In the current past with the boost of tools like Tableau, QlikView or PowerBI, I see a lot of questions about Talend ETL on StackExchange and how to use it to map to dimensions and fact tables. Is that really feasible?
Difference in layers
First of all, if you have worked with Tableau, PowerBI or QlikView before, chances are good you are used to this very straightforward approach:
- Get access to data
- Load data
- Connect data in visual designer on-the-fly
- Use this to present the data (in charts, reports, etc.)
Meaning, you process the data as you go along.
This is simply not possible in Talend (Data Integration, Community Edition, and so on) and not the focus of the tool. Talend provides very strong and flexible components to extract, transform and load (say: ETL) data into other databases, tables or files.
But this always means that when working with Talend you will materialize data. Meaning: With the Self-Service tools mentioned above you will always dive directly into the data. But when using Talend (or Pentaho Kettle, Microsoft SSIS etc.), you always have to store the data first and then use a presentation tool “above” this data (for charts, reports, etc.).
This is not a part of Talend ETL. It is not even the idea behind it. Talend is very strong for data preparation and integration.
If you use Talend trying to achieve the same results like Tableau etc., this won’t be possible.
There is a new product on the market called Talend Data Preparation, which can handle data transformation on the fly.
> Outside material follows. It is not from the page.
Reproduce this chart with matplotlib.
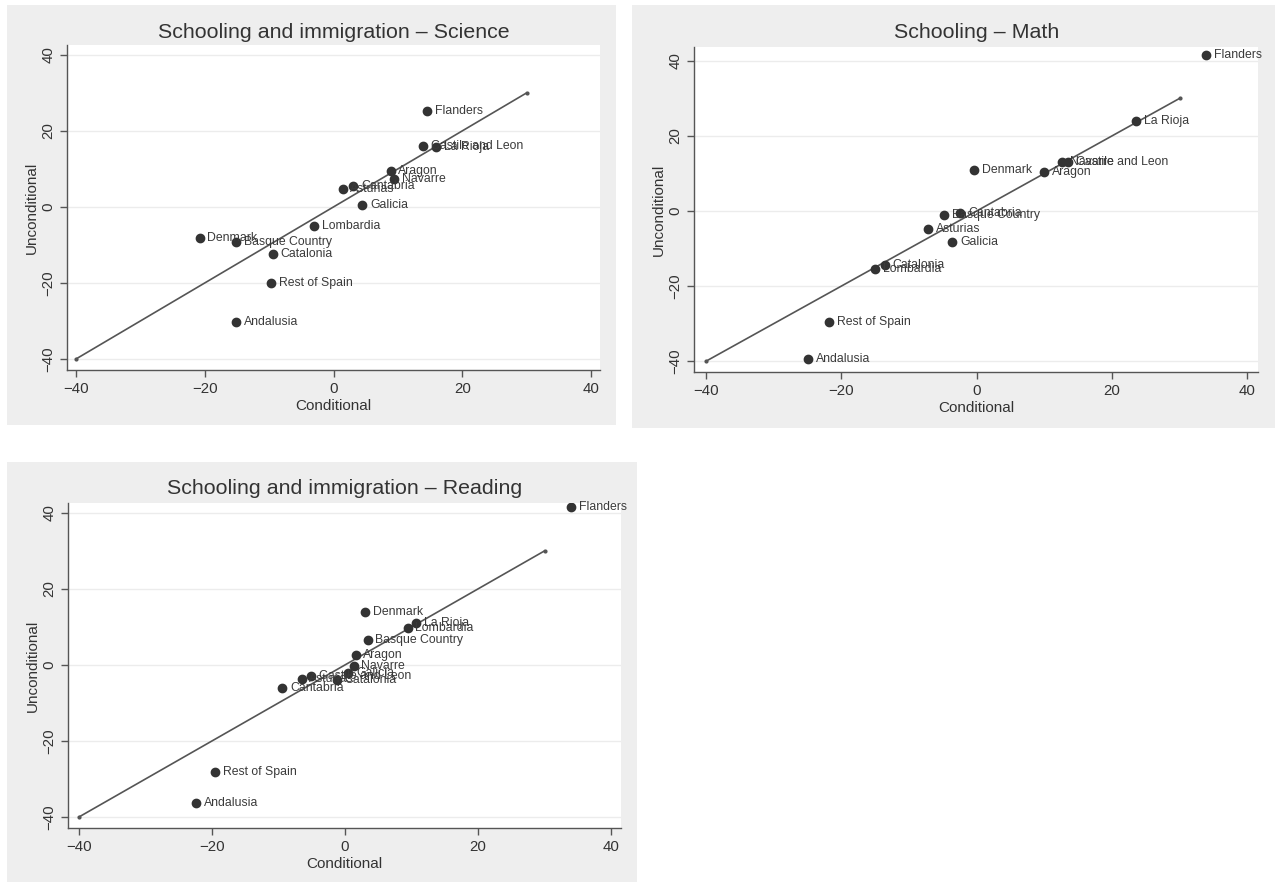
import numpy as np
import matplotlib.pyplot as plt
from matplotlib.patches import Rectangle

plt.rcParams['font.family'] = ['Liberation Sans', 'DejaVu Sans']

# --- Datos: Science ---
sci_names = ['Flanders', 'Castile and Leon', 'La Rioja', 'Aragon', 'Navarre', 'Cantabria',
             'Asturias', 'Galicia', 'Lombardia', 'Denmark', 'Basque Country', 'Catalonia',
             'Rest of Spain', 'Andalusia']
sci_cond = [14.6, 13.9, 16.0, 8.9, 9.4, 3.1, 1.4, 4.5, -3.0, -20.8, -15.1, -9.4, -9.7, -15.1]
sci_uncond = [25.3, 15.9, 15.7, 9.5, 7.4, 5.4, 4.6, 0.5, -4.9, -8.1, -9.3, -12.4, -20.1, -30.2]

# --- Datos: Math ---
math_names = ['Flanders', 'La Rioja', 'Navarre', 'Castile and Leon', 'Denmark', 'Aragon',
              'Cantabria', 'Basque Country', 'Asturias', 'Galicia', 'Catalonia', 'Lombardia',
              'Rest of Spain', 'Andalusia']
math_cond = [33.9, 23.6, 12.6, 13.5, -0.4, 10.0, -2.4, -4.8, -7.2, -3.6, -13.6, -15.0, -21.8, -24.9]
math_uncond = [41.6, 24.0, 13.1, 13.1, 10.9, 10.5, -0.4, -1.1, -4.9, -8.3, -14.4, -15.4, -29.6, -39.5]

# --- Datos: Reading ---
read_names = ['Flanders', 'Denmark', 'La Rioja', 'Lombardia', 'Basque Country', 'Aragon',
              'Navarre', 'Galicia', 'Castile and Leon', 'Asturias', 'Catalonia', 'Cantabria',
              'Rest of Spain', 'Andalusia']
read_cond = [34.0, 3.0, 10.7, 9.4, 3.4, 1.6, 1.3, 0.5, -5.1, -6.5, -1.2, -9.4, -19.5, -22.4]
read_uncond = [41.5, 13.8, 10.9, 9.7, 6.6, 2.6, -0.4, -2.1, -2.8, -3.6, -4.0, -6.1, -28.2, -36.2]

# linea de 45 grados
diag = [-40, 30]
ticks = [-40, -20, 0, 20, 40]

W, H = 1281, 882
fig = plt.figure(figsize=(W / 100, H / 100), dpi=100)
fig.patch.set_facecolor('white')

bg = '#eeeeee'
dark = '#333333'
txt = '#3a3a3a'


def px_rect(l, t, r, b):
    # convierte pixeles (origen arriba-izq) a coordenadas de figura
    return [l / W, 1 - b / H, (r - l) / W, (b - t) / H]


def panel(box, axbox, title, title_xy, names, xs, ys, xlim, ylim):
    l, t, r, b = box
    fig.patches.append(Rectangle((l / W, 1 - b / H), (r - l) / W, (b - t) / H,
                                 transform=fig.transFigure, facecolor=bg,
                                 edgecolor='none', zorder=-1))
    ax = fig.add_axes(px_rect(*axbox))
    ax.set_zorder(1)
    ax.set_facecolor('white')
    ax.set_xlim(xlim)
    ax.set_ylim(ylim)
    for s in ['top', 'right']:
        ax.spines[s].set_visible(False)
    for s in ['left', 'bottom']:
        ax.spines[s].set_color('#555555')
        ax.spines[s].set_linewidth(1.0)
    ax.set_xticks(ticks)
    ax.set_yticks(ticks)
    ax.tick_params(axis='both', colors='#555555', labelcolor=dark, labelsize=10.8,
                   length=5, width=1.0, direction='out')
    for lab in ax.get_yticklabels():
        lab.set_rotation(90)
        lab.set_va('center')
    ax.yaxis.grid(True, color='#ececec', linewidth=1.0)
    ax.set_axisbelow(True)
    ax.set_xlabel('Conditional', fontsize=11, color=dark, labelpad=2)
    ax.set_ylabel('Unconditional', fontsize=11, color=dark, labelpad=2)

    ax.plot(diag, diag, color='#555555', linewidth=1.2, marker='o', markersize=2)
    ax.plot(xs, ys, linestyle='none', marker='o', markersize=6,
            markerfacecolor=dark, markeredgecolor=dark)
    for n, x, y in zip(names, xs, ys):
        ax.annotate(n, (x, y), xytext=(5.5, 0), textcoords='offset points',
                    va='center', ha='left', fontsize=8.8, color=txt)
    fig.text(title_xy[0] / W, 1 - title_xy[1] / H, title, ha='center', va='center',
             fontsize=15.4, color=dark)
    return ax


panel((7, 5, 616, 425), (67, 45, 600, 370), 'Schooling and immigration \u2013 Science',
      (334, 32), sci_names, sci_cond, sci_uncond, (-41.4, 41.4), (-42.9, 42.6))
panel((632, 5, 1275, 428), (694, 47, 1258, 372), 'Schooling \u2013 Math',
      (977, 32), math_names, math_cond, math_uncond, (-41.8, 41.6), (-42.9, 43.7))
panel((7, 462, 637, 882), (68, 503, 621, 828), 'Schooling and immigration \u2013 Reading',
      (345, 489), read_names, read_cond, read_uncond, (-41.65, 41.5), (-42.9, 42.6))

plt.savefig('out.png', dpi=100, facecolor='white')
This might be closer to the use case to be able to inspect data on-the-fly than the more traditional way involving some kind of storage with Talend ETL. This might be a lot more like the other presentation layer software solutions on the market.
But to “view” a star schema with Talend, that is not possible. Creating all the tables (fact tables, dimension tables) for it is exactly what this tool is about, though.
I am not involved in any way with Talend, just an ordinary user.